Sonbahar aylarıyla birlikte alerjik hastalıklarda belirgin artış yaşandığı bildirildi. Göğüs Hastalıkları Uzmanı Dr. Gülay Kaplan, ilkbahar ve yaz mevsimi geride kalsa da öksürük, geniz akıntısı, hapşırık ve burun tıkanıklığı gibi şikayetlerin birçok kişide devam ettiğini ve hatta sonbaharda daha da şiddetlendiğini ifade etti. Kaplan, bu dönemde artış gösteren küf mantarları, ev tozları ve yabani ot polenlerinin en önemli tetikleyiciler arasında yer aldığını vurguladı.
Medicana Bursa Hastanesi Göğüs Hastalıkları Uzmanı Dr. Gülay Kaplan, havaların serinlemesiyle birlikte rüzgâr ve nem oranının yükseldiğini, bunun alerjik reaksiyonları tetikler nitelikte olduğunu belirtti. Yaz sonu ve sonbaharda atmosferde yoğun olarak bulunan yabani ot polenlerinin rüzgarla taşınabildiğini söyleyen Kaplan, “Yağış sonrası toprağa düşen polenler kuru yaprakların arasında uzun süre kalabiliyor.
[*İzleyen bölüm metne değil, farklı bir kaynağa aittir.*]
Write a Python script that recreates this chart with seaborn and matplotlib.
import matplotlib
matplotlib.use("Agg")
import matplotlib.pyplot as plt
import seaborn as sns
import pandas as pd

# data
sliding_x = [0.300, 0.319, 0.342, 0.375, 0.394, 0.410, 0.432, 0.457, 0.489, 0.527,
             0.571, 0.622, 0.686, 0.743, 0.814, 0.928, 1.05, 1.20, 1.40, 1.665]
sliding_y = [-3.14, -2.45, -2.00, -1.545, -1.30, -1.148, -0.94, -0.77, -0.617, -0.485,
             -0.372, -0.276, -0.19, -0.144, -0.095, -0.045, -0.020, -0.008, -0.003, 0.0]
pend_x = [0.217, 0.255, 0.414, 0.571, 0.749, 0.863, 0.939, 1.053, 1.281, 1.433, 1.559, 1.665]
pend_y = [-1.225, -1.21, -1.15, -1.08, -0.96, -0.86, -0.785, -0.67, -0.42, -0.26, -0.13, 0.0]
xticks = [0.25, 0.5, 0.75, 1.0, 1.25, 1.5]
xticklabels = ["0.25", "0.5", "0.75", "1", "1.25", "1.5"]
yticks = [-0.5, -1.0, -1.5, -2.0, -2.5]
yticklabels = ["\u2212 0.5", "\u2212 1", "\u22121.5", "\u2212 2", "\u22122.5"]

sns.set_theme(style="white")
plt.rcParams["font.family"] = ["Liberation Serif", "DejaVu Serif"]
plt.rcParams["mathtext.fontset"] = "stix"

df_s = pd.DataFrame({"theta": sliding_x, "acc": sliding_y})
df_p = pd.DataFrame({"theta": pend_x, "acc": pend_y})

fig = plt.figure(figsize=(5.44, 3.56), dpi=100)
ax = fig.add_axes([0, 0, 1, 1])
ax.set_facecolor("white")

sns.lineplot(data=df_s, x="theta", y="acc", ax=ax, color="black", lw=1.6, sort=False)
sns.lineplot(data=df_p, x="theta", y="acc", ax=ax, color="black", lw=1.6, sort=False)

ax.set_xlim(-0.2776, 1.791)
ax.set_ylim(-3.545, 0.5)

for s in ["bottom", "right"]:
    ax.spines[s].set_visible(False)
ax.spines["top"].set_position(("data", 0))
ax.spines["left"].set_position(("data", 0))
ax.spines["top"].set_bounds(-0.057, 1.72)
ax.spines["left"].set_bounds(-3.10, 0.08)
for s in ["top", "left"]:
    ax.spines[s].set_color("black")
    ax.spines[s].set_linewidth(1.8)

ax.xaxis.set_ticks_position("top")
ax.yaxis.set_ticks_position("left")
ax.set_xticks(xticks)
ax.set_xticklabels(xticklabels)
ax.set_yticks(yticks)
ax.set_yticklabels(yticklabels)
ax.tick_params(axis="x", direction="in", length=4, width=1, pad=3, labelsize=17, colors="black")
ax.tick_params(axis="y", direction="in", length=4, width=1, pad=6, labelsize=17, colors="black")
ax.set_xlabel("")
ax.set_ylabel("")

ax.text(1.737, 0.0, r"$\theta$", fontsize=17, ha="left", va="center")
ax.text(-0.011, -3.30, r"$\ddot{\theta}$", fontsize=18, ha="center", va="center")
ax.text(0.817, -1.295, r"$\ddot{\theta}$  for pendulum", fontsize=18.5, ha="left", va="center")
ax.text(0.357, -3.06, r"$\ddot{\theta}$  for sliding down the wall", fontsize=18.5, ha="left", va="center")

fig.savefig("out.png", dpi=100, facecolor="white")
Rüzgâr veya yürüyüş esnasında yeniden havaya karışan bu polenler, solunum yoluyla alındığında alerjik şikayetleri artırabiliyor” dedi.
Kaplan, rutubetin yalnızca dış ortamda değil yaşam alanlarında da küf ve akar oluşumuna zemin hazırladığını hatırlatarak, ev, okul ve işyerlerinde görülen bu mikroorganizmaların alerjik rinit ve astımı tetikleyebileceğini ifade etti. Alerjisi olan kişilere dış mekan aktivitelerini sabah ve rüzgarlı saatlerde sınırlandırma, eve dönüşte duş alma, kıyafet değiştirme ve pencereleri kapalı tutma önerisinde bulundu.
Ayrıca gözlerde kaşınma, kızarma, batma, boğaz tahrişi, ses kısıklığı ve tekrarlayan hapşırıkların mevsimsel alerji belirtisi olabileceğini söyleyen Kaplan, özellikle rutubet kontrolünün ve küf temizliğinin ihmal edilmemesi gerektiğini vurguladı. Havalandırma sistemlerine düzenli bakım yapılmasının önemine dikkat çeken uzman, bu dönemde riskli bölgelerde uzun süre bulunulmaması gerektiğini ifade etti.